Здесь, на печке, духота казалась запредельной. Лоб и виски тут же взмокли. Люба на четвереньках подползла к сестре и прилегла рядом, положив подбородок ей на плечо. Странно, у печки весь день возилась Надя, а сдобой пахнет от Веры. И еще цветами пополам с какой-то химией – то ли шампунем, то ли мылом. Ощутив ее присутствие, Вера шевельнулась во сне.
– Любаша?.. – пробормотала она, не просыпаясь. – Ты чего это?
– Ничего. Ничего, хорошая моя, все нормально. Ты спи, спи давай.
Из последних сил держась, чтобы не разрыдаться, Люба уткнулась в скатанную валиком старую шубу. Нос защекотало от пыльной шерсти. На ее затылок легла горячая ладонь.
– Любаша, а ты желание загадала? – Шепот Веры тоже был горячим.
– Нет, хорошая моя, не успела…
– И я не загадала. – Вера зевнула и сонно заплямкала губами. – Я уже давно ничего не загадываю… Все равно ничего не сбывается…
– А чего бы ты хотела? – хрипло спросила Люба.
Вера молчала. Слышно было, как постреливают дотлевающие угли в печи. Молчала она долго, и Люба решила, что сестра вновь заснула, но та вдруг ответила:
– Я бы загадала, чтобы все это наконец кончилось.
Люба шмыгнула носом и повернулась к сестре. Света оставленной на столе лампы едва хватало, чтобы разглядеть нечеткий абрис простодушного круглого лица. Люба быстро чмокнула Веру в щеку и почувствовала, что сестра улыбается.
– Все скоро кончится, обещаю, – прошептала Люба. – Я люблю тебя…
– Бог есть любовь… – невпопад мечтательно протянула Вера.
И засопела, сладко-сладко, окончательно провалилась в блаженный сон. Вера, потерявшая веру. Люба лежала еще минут десять, выжидая, когда дыхание сестры выровняется. Руки ее тряслись, укладывая неподъемную подушку на родное лицо. Вера дернулась, пытаясь освободиться, но Люба навалилась всем телом, с силой прижала к себе. Она ожидала, что Вера начнет царапаться, отбиваться, может, даже попробует ее скинуть. Однако вместо этого ощутила лишь мягкое прикосновение горячечных ладоней на своих плечах.
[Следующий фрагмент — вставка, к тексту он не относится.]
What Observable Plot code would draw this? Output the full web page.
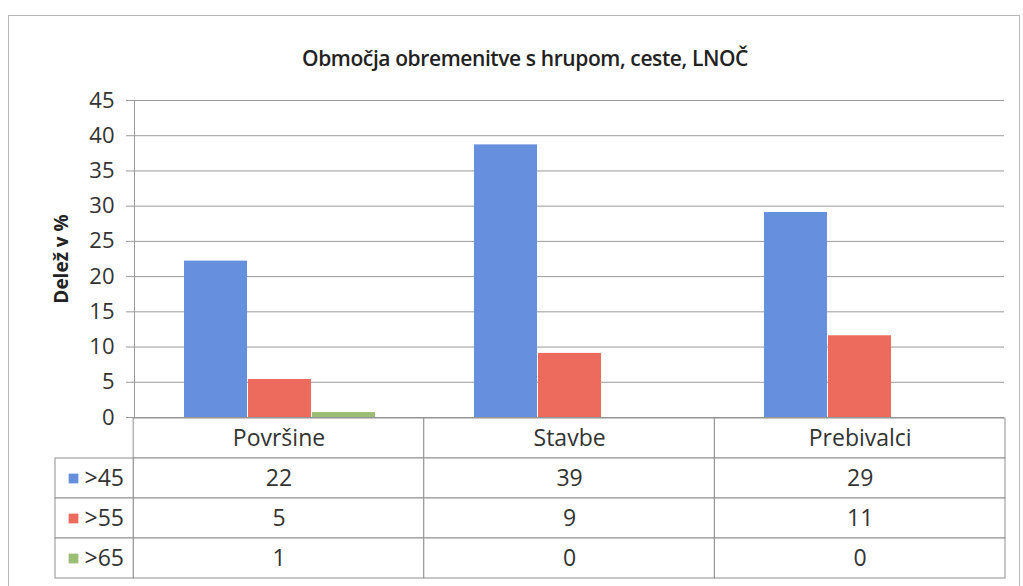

Младшая сестра обнимала ее.
* * *Люба не знала, сколько пролежала вот так, сотрясаемая рыданиями, на теле мертвой сестры. Давным-давно обмякли Верины руки, не вздымалась судорожно грудь, силясь накачать в легкие живительный воздух, а она все лежала, не в силах сдвинуться с места, зарываясь лицом в мокрую от слез подушку.
Наконец, пересилив себя, Люба спустилась. Оставалось еще одно незаконченное дело. Дом притих, и тайно живущий в нем ничем не давал о себе знать. Будто и не было его вовсе. Но Люба знала, чувствовала хребтом: Нечистый где-то рядом. Наблюдает за ней из-под косматых сросшихся бровищ. Плевать! Не для него она сделала это, а для сестер. Любовь, сохранившая любовь. И теперь ее сестры на Небесах, под рукой мудрого Создателя, а Нечистый пусть хоть хвост с досады сгрызет. Ну а ей… ей тоже пора.